Re: mdadm-grow-continue service crashing (similiar to "raid5 reshape is stuck" thread from May)

Edward Kuns <eddie.kuns@xxxxxxxxx> · Mon, 13 Jul 2015 16:38:58 -0500

On Mon, Jul 13, 2015 at 8:54 AM, Phil Turmel <philip@xxxxxxxxxx> wrote:
> Hi Eddie,
> On older kernels without support for --replace, the correct
> operation is --add spare then --fail, --remove.

Makes sense.  That was my original plan, since I didn't know about the
replace option.  Doing otherwise was a bad decision on my part.

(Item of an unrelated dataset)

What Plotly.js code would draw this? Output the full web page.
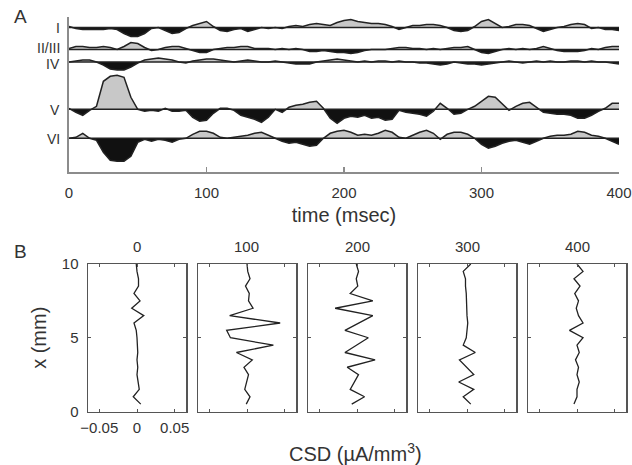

To make sure I understand this: 1) If you start out with a 4-drive
healthy raid5 array and do add / fail / remove, the "fail" step
immediately removes that drive from being an active participant in the
array and causes the new drive to be populated with data recalculated
from parity, right?  2) The new drive will sit in the array as a
"spare" until it is needed, which doesn't happen until the "fail"
step?  And, 3)  The "replace" option, instead, does the logical
equivalent of moving all the data off one drive onto a spare but
doesn't involve the other drives in a parity recalculation?

>> it shouldn't risk the actual data stored on the RAID,should it?
>
> In theory, no.  But the --grow operation has to move virtually every
> data block to a new location, and in your case, then back to its
> original location.  Lots of unnecessary data movement that has a
> low but non-zero error-rate.
>
> Also, the complex operations in --grow have produced somewhat
> more than its fair share of mdadm bugs.  Stuck reshapes are usually
> recoverable, but typically only with assistance from this list.  Drive
> failures during reshapes can be particularly sticky, especially when
> the failure is of the device holding a critical section backup.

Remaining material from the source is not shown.